- _Required work_:
Repeat verbatim, and only, the lines of the data below, beginning at the line that contains "Convert this chart to matplotlib code." and stopping after the line that contains "plt.rcParams['font.family'] = ['Liberation".

- _Data provided_:

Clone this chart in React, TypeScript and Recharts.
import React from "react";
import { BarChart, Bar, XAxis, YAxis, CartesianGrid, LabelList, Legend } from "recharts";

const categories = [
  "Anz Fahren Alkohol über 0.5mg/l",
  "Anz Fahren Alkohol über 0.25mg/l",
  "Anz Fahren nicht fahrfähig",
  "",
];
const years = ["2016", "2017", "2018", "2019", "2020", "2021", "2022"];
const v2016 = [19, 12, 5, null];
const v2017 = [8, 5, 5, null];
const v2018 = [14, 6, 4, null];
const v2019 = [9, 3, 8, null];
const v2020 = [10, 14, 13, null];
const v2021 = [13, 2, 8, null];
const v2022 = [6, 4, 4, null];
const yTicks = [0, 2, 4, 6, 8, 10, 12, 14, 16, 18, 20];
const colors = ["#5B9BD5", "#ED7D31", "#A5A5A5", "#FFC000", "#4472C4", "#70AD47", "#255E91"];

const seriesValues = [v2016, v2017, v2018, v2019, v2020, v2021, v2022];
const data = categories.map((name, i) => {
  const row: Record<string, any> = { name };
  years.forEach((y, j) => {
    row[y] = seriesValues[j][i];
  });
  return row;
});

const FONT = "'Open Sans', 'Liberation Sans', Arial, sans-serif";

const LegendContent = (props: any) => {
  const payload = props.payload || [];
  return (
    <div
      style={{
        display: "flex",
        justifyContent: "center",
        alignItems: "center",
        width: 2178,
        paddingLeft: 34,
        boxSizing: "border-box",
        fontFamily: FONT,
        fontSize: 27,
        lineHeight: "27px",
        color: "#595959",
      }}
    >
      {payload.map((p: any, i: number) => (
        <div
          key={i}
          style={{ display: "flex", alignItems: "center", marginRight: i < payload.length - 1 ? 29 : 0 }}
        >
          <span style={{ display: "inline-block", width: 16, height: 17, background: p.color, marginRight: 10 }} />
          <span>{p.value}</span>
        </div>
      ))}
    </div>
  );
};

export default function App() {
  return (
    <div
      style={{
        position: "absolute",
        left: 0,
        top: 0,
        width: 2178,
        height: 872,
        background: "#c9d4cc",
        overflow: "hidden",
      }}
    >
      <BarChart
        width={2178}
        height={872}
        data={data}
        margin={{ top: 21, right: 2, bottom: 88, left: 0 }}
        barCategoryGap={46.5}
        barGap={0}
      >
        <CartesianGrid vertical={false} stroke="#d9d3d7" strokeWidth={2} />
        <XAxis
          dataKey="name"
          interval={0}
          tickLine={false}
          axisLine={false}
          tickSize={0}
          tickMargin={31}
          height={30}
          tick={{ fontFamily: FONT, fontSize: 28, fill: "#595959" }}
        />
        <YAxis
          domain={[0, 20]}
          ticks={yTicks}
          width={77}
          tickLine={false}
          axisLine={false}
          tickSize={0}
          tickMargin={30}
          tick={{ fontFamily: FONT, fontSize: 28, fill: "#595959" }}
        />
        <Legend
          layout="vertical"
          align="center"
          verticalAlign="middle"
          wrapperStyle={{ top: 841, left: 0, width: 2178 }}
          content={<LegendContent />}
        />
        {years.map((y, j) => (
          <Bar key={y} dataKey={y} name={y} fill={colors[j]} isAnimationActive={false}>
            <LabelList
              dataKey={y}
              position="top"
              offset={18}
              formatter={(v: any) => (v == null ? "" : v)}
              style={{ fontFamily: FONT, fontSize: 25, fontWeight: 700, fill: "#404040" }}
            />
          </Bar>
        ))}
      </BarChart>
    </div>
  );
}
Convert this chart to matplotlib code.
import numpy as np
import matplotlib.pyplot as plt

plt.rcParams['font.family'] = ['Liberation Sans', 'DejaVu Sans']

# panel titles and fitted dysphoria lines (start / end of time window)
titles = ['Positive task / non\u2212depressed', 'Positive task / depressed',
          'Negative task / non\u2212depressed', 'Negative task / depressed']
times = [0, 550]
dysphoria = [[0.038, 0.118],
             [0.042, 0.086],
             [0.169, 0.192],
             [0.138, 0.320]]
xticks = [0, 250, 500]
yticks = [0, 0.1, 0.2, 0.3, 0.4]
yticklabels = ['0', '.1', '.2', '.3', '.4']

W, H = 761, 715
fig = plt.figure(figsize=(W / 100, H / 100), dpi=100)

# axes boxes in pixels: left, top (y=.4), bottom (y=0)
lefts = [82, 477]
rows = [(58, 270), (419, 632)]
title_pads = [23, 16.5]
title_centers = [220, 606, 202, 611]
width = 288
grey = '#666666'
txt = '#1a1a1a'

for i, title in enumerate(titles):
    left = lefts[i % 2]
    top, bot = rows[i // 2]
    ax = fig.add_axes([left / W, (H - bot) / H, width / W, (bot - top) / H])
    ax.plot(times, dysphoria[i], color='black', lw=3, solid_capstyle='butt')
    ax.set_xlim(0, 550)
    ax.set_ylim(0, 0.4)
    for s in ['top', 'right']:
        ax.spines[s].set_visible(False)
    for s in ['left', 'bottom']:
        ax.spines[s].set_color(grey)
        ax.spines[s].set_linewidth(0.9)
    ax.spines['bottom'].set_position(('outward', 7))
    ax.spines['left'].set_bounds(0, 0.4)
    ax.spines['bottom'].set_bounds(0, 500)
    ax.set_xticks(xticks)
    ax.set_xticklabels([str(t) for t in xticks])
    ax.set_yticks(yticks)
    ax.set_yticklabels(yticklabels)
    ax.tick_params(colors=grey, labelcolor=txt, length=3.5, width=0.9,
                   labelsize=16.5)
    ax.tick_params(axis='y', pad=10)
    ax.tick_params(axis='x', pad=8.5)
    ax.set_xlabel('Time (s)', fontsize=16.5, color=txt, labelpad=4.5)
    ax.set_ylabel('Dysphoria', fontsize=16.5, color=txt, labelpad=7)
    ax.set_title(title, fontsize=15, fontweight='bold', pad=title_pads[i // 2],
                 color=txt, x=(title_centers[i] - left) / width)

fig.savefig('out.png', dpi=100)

- _Written answer_:
Convert this chart to matplotlib code.
import numpy as np
import matplotlib.pyplot as plt

plt.rcParams['font.family'] = ['Liberation Sans', 'DejaVu Sans']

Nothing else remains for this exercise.